EXERCISE AIM: Begin at the first line below and copy each line exactly, ending with the line where "const sulfCUDErr = [0, 0.1, 0.2, 0.15, 0.11];" appears.

# PROVIDED DATA start

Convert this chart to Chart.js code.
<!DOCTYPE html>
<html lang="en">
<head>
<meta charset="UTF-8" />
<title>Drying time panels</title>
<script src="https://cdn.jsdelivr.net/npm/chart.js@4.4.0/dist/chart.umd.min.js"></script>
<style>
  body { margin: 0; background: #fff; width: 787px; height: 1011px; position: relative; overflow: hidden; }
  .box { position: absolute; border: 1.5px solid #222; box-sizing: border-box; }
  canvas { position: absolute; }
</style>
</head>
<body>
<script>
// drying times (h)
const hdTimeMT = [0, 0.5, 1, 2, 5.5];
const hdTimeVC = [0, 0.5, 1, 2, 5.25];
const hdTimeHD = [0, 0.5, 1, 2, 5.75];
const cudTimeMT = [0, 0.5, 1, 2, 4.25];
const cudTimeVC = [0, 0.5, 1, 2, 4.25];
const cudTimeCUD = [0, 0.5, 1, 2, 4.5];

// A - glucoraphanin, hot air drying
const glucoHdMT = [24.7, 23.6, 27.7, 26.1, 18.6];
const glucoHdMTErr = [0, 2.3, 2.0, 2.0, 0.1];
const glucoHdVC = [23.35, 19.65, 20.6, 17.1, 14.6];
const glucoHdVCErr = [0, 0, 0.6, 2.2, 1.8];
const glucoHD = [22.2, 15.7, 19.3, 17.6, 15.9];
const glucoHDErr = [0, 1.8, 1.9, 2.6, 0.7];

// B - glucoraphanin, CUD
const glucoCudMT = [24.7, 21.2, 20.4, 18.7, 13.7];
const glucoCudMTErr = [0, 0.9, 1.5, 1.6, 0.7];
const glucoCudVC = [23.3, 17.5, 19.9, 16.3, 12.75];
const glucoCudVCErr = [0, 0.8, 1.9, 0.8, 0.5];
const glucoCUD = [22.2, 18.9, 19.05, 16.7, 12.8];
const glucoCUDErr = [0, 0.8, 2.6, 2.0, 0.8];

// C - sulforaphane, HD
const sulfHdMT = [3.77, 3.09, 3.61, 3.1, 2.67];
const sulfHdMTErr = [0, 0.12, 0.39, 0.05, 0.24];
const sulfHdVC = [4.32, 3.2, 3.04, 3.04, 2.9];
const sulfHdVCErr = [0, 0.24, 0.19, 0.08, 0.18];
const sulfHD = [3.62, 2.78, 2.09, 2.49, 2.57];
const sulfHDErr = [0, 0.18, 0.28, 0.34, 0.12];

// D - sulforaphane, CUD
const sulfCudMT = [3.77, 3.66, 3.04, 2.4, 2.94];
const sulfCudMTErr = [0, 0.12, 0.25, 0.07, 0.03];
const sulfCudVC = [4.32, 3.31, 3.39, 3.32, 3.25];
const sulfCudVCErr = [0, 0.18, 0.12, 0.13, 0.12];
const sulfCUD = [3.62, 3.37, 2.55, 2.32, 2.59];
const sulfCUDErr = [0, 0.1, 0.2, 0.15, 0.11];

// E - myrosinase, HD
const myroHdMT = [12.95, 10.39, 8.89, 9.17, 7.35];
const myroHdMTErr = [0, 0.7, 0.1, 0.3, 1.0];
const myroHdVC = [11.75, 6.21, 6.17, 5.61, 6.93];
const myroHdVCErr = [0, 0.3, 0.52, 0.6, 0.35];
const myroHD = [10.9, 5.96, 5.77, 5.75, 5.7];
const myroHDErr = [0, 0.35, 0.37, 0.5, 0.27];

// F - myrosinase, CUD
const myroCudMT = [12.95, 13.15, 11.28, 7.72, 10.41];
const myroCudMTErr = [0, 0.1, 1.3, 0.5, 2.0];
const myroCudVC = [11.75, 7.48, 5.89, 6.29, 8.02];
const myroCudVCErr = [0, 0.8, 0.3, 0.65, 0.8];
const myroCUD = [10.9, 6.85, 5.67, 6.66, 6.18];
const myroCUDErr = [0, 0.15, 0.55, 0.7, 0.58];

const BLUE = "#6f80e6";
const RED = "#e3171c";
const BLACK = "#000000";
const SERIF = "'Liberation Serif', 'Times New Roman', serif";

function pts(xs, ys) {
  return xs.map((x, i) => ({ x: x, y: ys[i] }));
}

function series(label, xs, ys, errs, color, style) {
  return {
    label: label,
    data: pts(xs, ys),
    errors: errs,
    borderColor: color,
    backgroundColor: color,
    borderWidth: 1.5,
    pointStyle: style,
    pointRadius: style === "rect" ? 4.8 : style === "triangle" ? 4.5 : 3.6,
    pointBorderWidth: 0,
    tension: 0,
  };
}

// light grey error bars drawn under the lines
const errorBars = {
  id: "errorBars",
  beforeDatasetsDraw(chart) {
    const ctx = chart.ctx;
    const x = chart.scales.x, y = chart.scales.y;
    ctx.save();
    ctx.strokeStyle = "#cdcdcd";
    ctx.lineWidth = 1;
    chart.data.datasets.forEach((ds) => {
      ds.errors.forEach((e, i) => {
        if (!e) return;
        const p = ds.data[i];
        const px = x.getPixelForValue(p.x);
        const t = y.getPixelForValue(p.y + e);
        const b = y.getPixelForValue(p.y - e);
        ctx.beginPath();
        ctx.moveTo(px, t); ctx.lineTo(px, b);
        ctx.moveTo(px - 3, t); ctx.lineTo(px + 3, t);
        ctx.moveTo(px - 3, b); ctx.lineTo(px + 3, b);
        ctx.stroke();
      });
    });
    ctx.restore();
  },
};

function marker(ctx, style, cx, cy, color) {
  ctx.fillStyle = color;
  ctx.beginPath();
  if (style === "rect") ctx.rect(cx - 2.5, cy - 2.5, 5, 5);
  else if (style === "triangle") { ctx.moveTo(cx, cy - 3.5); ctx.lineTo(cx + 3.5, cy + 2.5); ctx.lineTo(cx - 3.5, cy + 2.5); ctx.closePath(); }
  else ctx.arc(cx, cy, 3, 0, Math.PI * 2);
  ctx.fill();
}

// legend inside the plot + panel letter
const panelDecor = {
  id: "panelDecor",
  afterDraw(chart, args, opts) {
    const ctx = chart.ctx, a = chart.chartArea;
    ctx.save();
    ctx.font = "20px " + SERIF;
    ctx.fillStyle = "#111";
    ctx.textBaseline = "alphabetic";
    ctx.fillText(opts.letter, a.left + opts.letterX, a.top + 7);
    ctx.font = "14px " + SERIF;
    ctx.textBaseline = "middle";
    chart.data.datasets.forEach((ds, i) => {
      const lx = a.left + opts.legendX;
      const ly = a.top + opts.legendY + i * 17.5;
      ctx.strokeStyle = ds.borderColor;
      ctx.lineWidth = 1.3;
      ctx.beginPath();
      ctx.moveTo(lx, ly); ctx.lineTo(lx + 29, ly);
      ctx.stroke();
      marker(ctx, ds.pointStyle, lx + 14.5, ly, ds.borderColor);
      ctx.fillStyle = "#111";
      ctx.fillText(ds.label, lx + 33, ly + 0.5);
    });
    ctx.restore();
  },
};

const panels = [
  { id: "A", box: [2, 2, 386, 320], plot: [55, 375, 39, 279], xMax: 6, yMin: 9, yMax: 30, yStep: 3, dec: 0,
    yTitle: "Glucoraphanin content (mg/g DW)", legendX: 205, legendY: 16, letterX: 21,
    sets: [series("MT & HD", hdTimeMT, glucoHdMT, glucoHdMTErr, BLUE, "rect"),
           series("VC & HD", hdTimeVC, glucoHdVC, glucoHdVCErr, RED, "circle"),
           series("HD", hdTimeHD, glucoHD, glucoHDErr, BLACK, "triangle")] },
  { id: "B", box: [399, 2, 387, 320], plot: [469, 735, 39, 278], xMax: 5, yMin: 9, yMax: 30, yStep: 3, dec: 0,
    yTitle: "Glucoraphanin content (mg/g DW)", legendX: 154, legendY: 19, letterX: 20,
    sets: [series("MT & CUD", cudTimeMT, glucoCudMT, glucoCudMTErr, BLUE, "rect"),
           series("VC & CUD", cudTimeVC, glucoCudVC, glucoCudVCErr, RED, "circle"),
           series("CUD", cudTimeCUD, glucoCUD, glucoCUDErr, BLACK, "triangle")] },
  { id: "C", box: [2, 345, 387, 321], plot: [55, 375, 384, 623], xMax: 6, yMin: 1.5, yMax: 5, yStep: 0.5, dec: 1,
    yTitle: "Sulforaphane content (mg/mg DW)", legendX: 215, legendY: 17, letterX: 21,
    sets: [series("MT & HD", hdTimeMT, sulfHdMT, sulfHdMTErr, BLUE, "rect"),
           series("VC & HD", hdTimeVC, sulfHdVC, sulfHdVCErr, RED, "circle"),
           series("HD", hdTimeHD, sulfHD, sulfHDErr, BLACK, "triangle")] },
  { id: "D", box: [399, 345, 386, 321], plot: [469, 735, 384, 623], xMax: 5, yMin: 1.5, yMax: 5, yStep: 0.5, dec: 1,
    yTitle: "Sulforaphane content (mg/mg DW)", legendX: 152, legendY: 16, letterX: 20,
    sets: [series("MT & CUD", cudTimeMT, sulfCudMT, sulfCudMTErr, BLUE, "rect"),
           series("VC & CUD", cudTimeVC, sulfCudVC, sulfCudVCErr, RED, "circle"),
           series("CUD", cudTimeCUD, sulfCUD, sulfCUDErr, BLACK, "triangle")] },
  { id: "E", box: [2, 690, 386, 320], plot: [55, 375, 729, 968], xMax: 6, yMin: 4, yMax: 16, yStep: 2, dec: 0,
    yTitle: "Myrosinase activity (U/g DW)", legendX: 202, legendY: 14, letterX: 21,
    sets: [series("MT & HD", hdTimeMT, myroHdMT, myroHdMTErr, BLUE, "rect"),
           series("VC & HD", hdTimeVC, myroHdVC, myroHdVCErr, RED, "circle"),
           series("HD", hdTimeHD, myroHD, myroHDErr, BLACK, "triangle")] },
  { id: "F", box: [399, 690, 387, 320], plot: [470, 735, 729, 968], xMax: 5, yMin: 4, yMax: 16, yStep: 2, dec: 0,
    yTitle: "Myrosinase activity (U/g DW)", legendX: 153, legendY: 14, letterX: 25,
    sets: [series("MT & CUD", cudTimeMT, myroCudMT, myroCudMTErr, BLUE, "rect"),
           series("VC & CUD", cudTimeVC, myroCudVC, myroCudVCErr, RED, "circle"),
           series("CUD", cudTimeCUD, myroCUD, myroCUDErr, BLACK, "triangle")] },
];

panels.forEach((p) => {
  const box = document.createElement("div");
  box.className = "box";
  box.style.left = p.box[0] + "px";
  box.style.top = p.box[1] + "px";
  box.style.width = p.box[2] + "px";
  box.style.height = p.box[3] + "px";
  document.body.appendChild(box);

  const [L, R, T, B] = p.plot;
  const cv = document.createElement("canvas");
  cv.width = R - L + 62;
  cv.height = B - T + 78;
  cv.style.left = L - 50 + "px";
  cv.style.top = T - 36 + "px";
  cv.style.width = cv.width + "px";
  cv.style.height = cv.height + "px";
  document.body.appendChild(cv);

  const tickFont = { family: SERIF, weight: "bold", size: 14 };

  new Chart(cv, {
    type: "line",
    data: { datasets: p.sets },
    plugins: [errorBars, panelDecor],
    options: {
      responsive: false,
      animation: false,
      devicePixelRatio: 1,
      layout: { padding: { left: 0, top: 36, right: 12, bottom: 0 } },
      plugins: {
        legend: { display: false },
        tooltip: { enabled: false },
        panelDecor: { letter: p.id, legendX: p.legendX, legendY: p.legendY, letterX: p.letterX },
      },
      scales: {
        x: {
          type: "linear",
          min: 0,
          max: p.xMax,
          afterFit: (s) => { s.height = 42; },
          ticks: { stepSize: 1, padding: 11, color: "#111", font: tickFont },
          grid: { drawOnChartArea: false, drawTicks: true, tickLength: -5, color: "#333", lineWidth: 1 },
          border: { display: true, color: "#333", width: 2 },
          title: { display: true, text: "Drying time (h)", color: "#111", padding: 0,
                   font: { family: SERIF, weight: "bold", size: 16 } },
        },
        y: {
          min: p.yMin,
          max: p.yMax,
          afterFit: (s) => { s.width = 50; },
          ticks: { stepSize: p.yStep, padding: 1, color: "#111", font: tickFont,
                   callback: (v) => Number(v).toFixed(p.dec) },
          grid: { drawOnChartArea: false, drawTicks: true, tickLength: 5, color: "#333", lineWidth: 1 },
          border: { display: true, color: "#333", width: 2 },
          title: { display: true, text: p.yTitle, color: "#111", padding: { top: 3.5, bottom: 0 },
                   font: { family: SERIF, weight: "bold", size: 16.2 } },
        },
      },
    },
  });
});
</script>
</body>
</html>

# PROVIDED DATA end

WORKED ANSWER:
Convert this chart to Chart.js code.
<!DOCTYPE html>
<html lang="en">
<head>
<meta charset="UTF-8" />
<title>Drying time panels</title>
<script src="https://cdn.jsdelivr.net/npm/chart.js@4.4.0/dist/chart.umd.min.js"></script>
<style>
  body { margin: 0; background: #fff; width: 787px; height: 1011px; position: relative; overflow: hidden; }
  .box { position: absolute; border: 1.5px solid #222; box-sizing: border-box; }
  canvas { position: absolute; }
</style>
</head>
<body>
<script>
// drying times (h)
const hdTimeMT = [0, 0.5, 1, 2, 5.5];
const hdTimeVC = [0, 0.5, 1, 2, 5.25];
const hdTimeHD = [0, 0.5, 1, 2, 5.75];
const cudTimeMT = [0, 0.5, 1, 2, 4.25];
const cudTimeVC = [0, 0.5, 1, 2, 4.25];
const cudTimeCUD = [0, 0.5, 1, 2, 4.5];

// A - glucoraphanin, hot air drying
const glucoHdMT = [24.7, 23.6, 27.7, 26.1, 18.6];
const glucoHdMTErr = [0, 2.3, 2.0, 2.0, 0.1];
const glucoHdVC = [23.35, 19.65, 20.6, 17.1, 14.6];
const glucoHdVCErr = [0, 0, 0.6, 2.2, 1.8];
const glucoHD = [22.2, 15.7, 19.3, 17.6, 15.9];
const glucoHDErr = [0, 1.8, 1.9, 2.6, 0.7];

// B - glucoraphanin, CUD
const glucoCudMT = [24.7, 21.2, 20.4, 18.7, 13.7];
const glucoCudMTErr = [0, 0.9, 1.5, 1.6, 0.7];
const glucoCudVC = [23.3, 17.5, 19.9, 16.3, 12.75];
const glucoCudVCErr = [0, 0.8, 1.9, 0.8, 0.5];
const glucoCUD = [22.2, 18.9, 19.05, 16.7, 12.8];
const glucoCUDErr = [0, 0.8, 2.6, 2.0, 0.8];

// C - sulforaphane, HD
const sulfHdMT = [3.77, 3.09, 3.61, 3.1, 2.67];
const sulfHdMTErr = [0, 0.12, 0.39, 0.05, 0.24];
const sulfHdVC = [4.32, 3.2, 3.04, 3.04, 2.9];
const sulfHdVCErr = [0, 0.24, 0.19, 0.08, 0.18];
const sulfHD = [3.62, 2.78, 2.09, 2.49, 2.57];
const sulfHDErr = [0, 0.18, 0.28, 0.34, 0.12];

// D - sulforaphane, CUD
const sulfCudMT = [3.77, 3.66, 3.04, 2.4, 2.94];
const sulfCudMTErr = [0, 0.12, 0.25, 0.07, 0.03];
const sulfCudVC = [4.32, 3.31, 3.39, 3.32, 3.25];
const sulfCudVCErr = [0, 0.18, 0.12, 0.13, 0.12];
const sulfCUD = [3.62, 3.37, 2.55, 2.32, 2.59];
const sulfCUDErr = [0, 0.1, 0.2, 0.15, 0.11];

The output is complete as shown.